His family received a telegram July 5, 1944, stating he was missing in action. They also received notification that June 23 he was promoted to first lieutenant in the 15th Air Force. For his ability and courage in combat, he was awarded the Air Medal.
The family was later told he did not survive the crash.
His body was identified by military identification tags and was buried June 19 in Nickelsdorf Cemetery in a small Austrian village under Russian occupation.
The bodies were moved in the early 1950s from the Austrian cemetery to a grave at Jefferson Barracks National Cemetery in St. Louis.
“It was a central location for all the families,” Kathryn Miller said.
Not all of the crew of 10 men died.
“2nd Lt. Walter S. Mitchell came to visit us from Morgantown, W.Va.,” Miller said. “He bought me a bracelet. I’ve still got it.”
The military held a ceremony in St. Louis for family members, and each family received an American flag.
“Mama Drake would take it out of the linen closet and I used to hold it,” Jeff Miller of Hendersonville, Drake’s nephew, said. “He was a hero to me.”
Drake is survived by another nephew, Patrick Drake of Charlotte; a niece, Pam Drake Curry of Morganton; a great-nephew, Beck Miller; and a great-niece, Mandy Schuler Drake.
The Daniel Boone Council of the Boy Scouts of America held a ceremony in the 1950s to honor Drake. A plaque was placed in the dining hall at Camp Daniel Boone, but it disappeared during a renovation several years ago.
Drake was not only remembered by family and Scouts.
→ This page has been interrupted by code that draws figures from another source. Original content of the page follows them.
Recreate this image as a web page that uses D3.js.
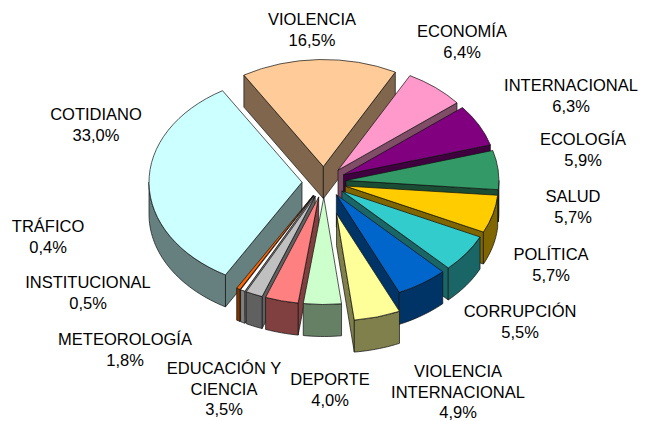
<!DOCTYPE html>
<html>
<head>
<meta charset="utf-8">
<script src="https://cdn.jsdelivr.net/npm/d3@7"></script>
<style>
  html, body { margin: 0; padding: 0; background: #fff; }
  text { font-family: "Liberation Sans", Arial, sans-serif; font-size: 16.5px; fill: #000; text-anchor: middle; }
</style>
</head>
<body>
<div id="chart"></div>
<script>
// chart data, clockwise from the top slice
var categories = ["VIOLENCIA", "ECONOMÍA", "INTERNACIONAL", "ECOLOGÍA", "SALUD", "POLÍTICA", "CORRUPCIÓN",
  "VIOLENCIA|INTERNACIONAL", "DEPORTE", "EDUCACIÓN Y|CIENCIA", "METEOROLOGÍA", "INSTITUCIONAL", "TRÁFICO", "COTIDIANO"]
var values = [16.5, 6.4, 6.3, 5.9, 5.7, 5.7, 5.5, 4.9, 4.0, 3.5, 1.8, 0.5, 0.4, 33.0]

// styling, same order as the data
var colors = ["#FFCC99", "#FF99CC", "#800080", "#339966", "#FFCC00", "#33CCCC", "#0066CC",
  "#FFFF99", "#CCFFCC", "#FF8080", "#C0C0C0", "#FFFFFF", "#FF6600", "#CCFFFF"]
var explode = [22, 22, 22, 22, 22, 22, 22, 47, 22, 22, 22, 22, 22, 22]
var labelPos = [[312, 25], [462, 37], [571, 91], [583, 145], [573, 202], [551, 260], [520, 317],
  [458, 377], [330, 385], [224, 374], [125, 345], [88, 288], [48, 232], [96, 120]]

var svgWidth = 653
var svgHeight = 421
var cx = 324
var cy = 182
var radius = 153
var squash = 0.70
var depth = 32
var startDeg = -31.3

var svg = d3.select("#chart")
  .append("svg")
  .attr("width", svgWidth)
  .attr("height", svgHeight)
  .style("display", "block")

var pie = d3.pie()
  .sort(null)
  .startAngle(startDeg * Math.PI / 180)
  .endAngle((360 + startDeg) * Math.PI / 180)

var arcs = pie(values).map(function(d, i) {
  var c = d3.rgb(colors[i])
  d.mid = (d.startAngle + d.endAngle) / 2
  d.color = colors[i]
  d.side = d3.rgb(c.r / 2, c.g / 2, c.b / 2)
  d.apex = [cx + explode[i] * Math.sin(d.mid), cy - explode[i] * squash * Math.cos(d.mid)]
  return d
})

function rim(d, a) {
  return [d.apex[0] + radius * Math.sin(a), d.apex[1] - radius * squash * Math.cos(a)]
}

function down(p) {
  return [p[0], p[1] + depth]
}

function arcPoints(a0, a1) {
  var n = Math.max(2, Math.ceil((a1 - a0) / 0.03))
  return d3.range(n + 1).map(function(j) { return a0 + (a1 - a0) * j / n })
}

var line = d3.line()

var arcTop = d3.arc()
  .innerRadius(0)
  .outerRadius(radius)

// back slices first so the nearer ones paint over them
var order = arcs.slice().sort(function(a, b) { return a.apex[1] - b.apex[1] })

var slices = svg.selectAll("g.slice")
  .data(order)
  .enter()
  .append("g")
  .attr("class", "slice")

function face(g, pts, fill) {
  g.append("path")
    .attr("d", line(pts) + "Z")
    .attr("fill", fill)
    .attr("stroke", "#111")
    .attr("stroke-width", 0.7)
    .attr("stroke-linejoin", "round")
}

slices.each(function(d) {
  var g = d3.select(this)
  // radial walls that face the viewer
  if (Math.sin(d.startAngle) < 0) {
    var s = rim(d, d.startAngle)
    face(g, [d.apex, s, down(s), down(d.apex)], d.side)
  }
  if (Math.sin(d.endAngle) > 0) {
    var e = rim(d, d.endAngle)
    face(g, [d.apex, e, down(e), down(d.apex)], d.side)
  }
  // outer wall, only the front half of the ellipse shows
  var a0 = Math.max(d.startAngle, Math.PI / 2)
  var a1 = Math.min(d.endAngle, Math.PI * 1.5)
  if (a1 > a0) {
    var upper = arcPoints(a0, a1).map(function(a) { return rim(d, a) })
    face(g, upper.concat(upper.map(down).reverse()), d.side)
  }
  // top face
  g.append("path")
    .attr("d", arcTop(d))
    .attr("transform", "translate(" + d.apex[0] + "," + d.apex[1] + ") scale(1," + squash + ")")
    .attr("vector-effect", "non-scaling-stroke")
    .attr("fill", d.color)
    .attr("stroke", "#111")
    .attr("stroke-width", 0.7)
    .attr("stroke-linejoin", "round")
})

// labels: name lines then the percentage with a decimal comma
var labels = svg.selectAll("text.label")
  .data(categories)
  .enter()
  .append("text")
  .attr("class", "label")
  .attr("transform", function(d, i) { return "translate(" + labelPos[i][0] + "," + labelPos[i][1] + ")" })

labels.each(function(d, i) {
  var lines = d.split("|").concat([d3.format(".1f")(values[i]).replace(".", ",") + "%"])
  d3.select(this).selectAll("tspan")
    .data(lines)
    .enter()
    .append("tspan")
    .attr("x", 0)
    .attr("y", function(t, j) { return j * 20.6 })
    .text(function(t) { return t })
})
</script>
</body>
</html>
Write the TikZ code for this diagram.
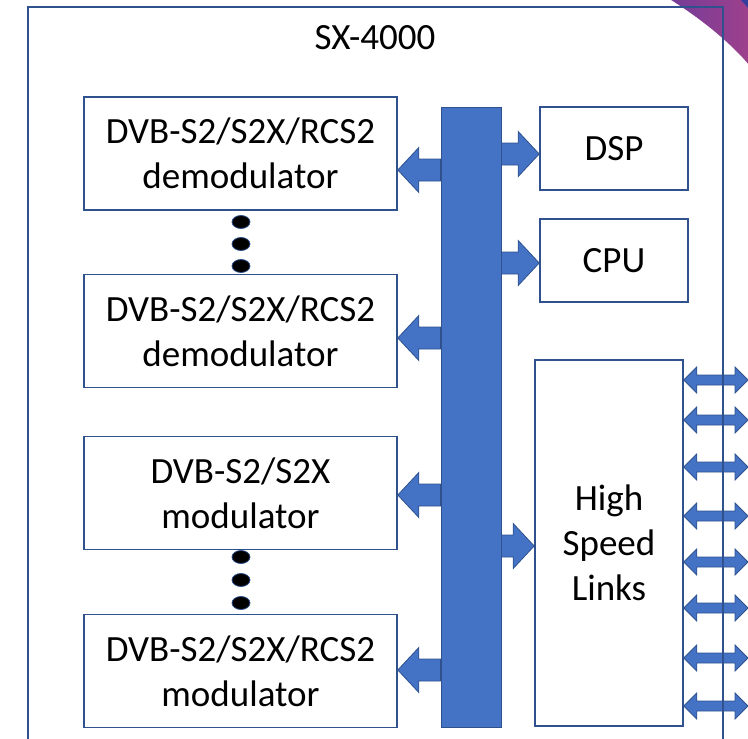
\documentclass[tikz,border=0pt]{standalone}
\usepackage{fontspec}
\setmainfont{Carlito}
\usetikzlibrary{calc, shapes.geometric}
\definecolor{boxline}{RGB}{47,82,143}
\definecolor{busfill}{RGB}{68,114,196}
\definecolor{cornerA}{RGB}{115,60,152}
\definecolor{cornerB}{RGB}{158,64,140}
\definecolor{cornerC}{RGB}{52,62,158}
% 总线上的块箭头: #1 起点, #2 箭尖
\newcommand{\busarrow}[2]{%
  \filldraw[arrowfill] let \p1=#1, \p2=#2, \n1={\x2-ifthenelse(\x2>\x1,21,-21)} in
    (\x1,\y1+11pt) -- (\n1,\y1+11pt) -- (\n1,\y1+22.5pt) -- (\x2,\y1)
    -- (\n1,\y1-22.5pt) -- (\n1,\y1-11pt) -- (\x1,\y1-11pt) -- cycle;}
% 双向小箭头: #1 左端, #2 右端
\newcommand{\linkarrow}[2]{%
  \filldraw[arrowfill] let \p1=#1, \p2=#2 in
    (\x1,\y1) -- (\x1+13pt,\y1+13pt) -- (\x1+13pt,\y1+5pt) -- (\x2-13pt,\y1+5pt)
    -- (\x2-13pt,\y1+13pt) -- (\x2,\y1) -- (\x2-13pt,\y1-13pt) -- (\x2-13pt,\y1-5pt)
    -- (\x1+13pt,\y1-5pt) -- (\x1+13pt,\y1-13pt) -- cycle;}
\begin{document}
\begin{tikzpicture}[x=1pt, y=-1pt,
    bigfont/.style={font={\fontsize{37}{45}\selectfont}},
    blockbox/.style={draw=boxline, line width=1.6pt, fill=white, align=center, bigfont},
    arrowfill/.style={fill=busfill, draw=boxline, line width=0.8pt},
    dot/.style={ellipse, draw=boxline, line width=0.8pt, fill=black, minimum width=18pt, minimum height=13pt, inner sep=0pt}]
    \useasboundingbox (0,0) rectangle (748,739);
    \clip (0,0) rectangle (748,739);
    % 右上角装饰
    \shade[left color=cornerA, right color=cornerB]
        (668,-2) .. controls (700,18) and (730,42) .. (750,66) -- (750,-2) -- cycle;
    \fill[cornerC] (739,-2) -- (750,-2) -- (750,10) -- cycle;
    % 高速链路
    \node[blockbox, minimum width=148pt, minimum height=366pt] (hsl) at (609,543) {High\\Speed\\Links};
    \foreach \linky in {380,420,467,516,562,608,658,706} {
        \linkarrow{(hsl.east |- 0,\linky)}{(748,\linky)}
    }
    % 外框
    \draw[boxline, line width=2pt] (28,760) -- (28,7) -- (723,7) -- (723,760);
    \node[bigfont] (title) at (375,38) {SX-4000};
    % 总线
    \node[fill=busfill, draw=boxline, line width=1pt, minimum width=60pt, minimum height=620pt] (bus) at (471,417) {};
    % 解调器和调制器
    \node[blockbox, minimum width=313pt, minimum height=113pt] (demodA) at (240.5,153.5) {DVB-S2/S2X/RCS2\\demodulator};
    \node[blockbox, minimum width=313pt, minimum height=113pt] (demodB) at (240.5,331) {DVB-S2/S2X/RCS2\\demodulator};
    \node[blockbox, minimum width=313pt, minimum height=113pt] (modA) at (240.5,493) {DVB-S2/S2X\\modulator};
    \node[blockbox, minimum width=313pt, minimum height=113pt] (modB) at (240.5,671) {DVB-S2/S2X/RCS2\\modulator};
    \foreach \d [count=\i] in {222,244,266} {
        \node[dot] (dotA\i) at (241,\d) {};
    }
    \foreach \d [count=\i] in {557,580,603} {
        \node[dot] (dotB\i) at (241,\d) {};
    }
    % DSP 和 CPU
    \node[blockbox, minimum width=148pt, minimum height=83pt] (dsp) at (614,148.5) {DSP};
    \node[blockbox, minimum width=148pt, minimum height=83pt] (cpu) at (614,260.5) {CPU};
    % 块箭头
    \busarrow{(bus.west |- 0,170)}{(demodA.east |- 0,170)}
    \busarrow{(bus.west |- 0,338)}{(demodB.east |- 0,338)}
    \busarrow{(bus.west |- 0,495)}{(modA.east |- 0,495)}
    \busarrow{(bus.west |- 0,670)}{(modB.east |- 0,670)}
    \busarrow{(bus.east |- 0,154)}{(dsp.west |- 0,154)}
    \busarrow{(bus.east |- 0,263)}{(cpu.west |- 0,263)}
    \busarrow{(bus.east |- 0,546)}{(hsl.west |- 0,546)}
\end{tikzpicture}
\end{document}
C.F. Jervis of Hendersonville wrote a letter to the editor of the Times-News in the late 1940s.
“Tall, erect, handsome, he held himself with a noble bearing,” Jervis wrote.
“On his last visit home he taught the Berean Class of the First Baptist Church the lesson on temperance without even realizing he was doing so.
“Nothing pleased him better than to gather a group of his Boy Scouts or Sunday school comrades and to lead them in some form of wholesome recreation.
“He was absolutely unselfish. He thought of others before himself.
“His influence will long dwell among all who knew him as a strong force and a pleasant memory.”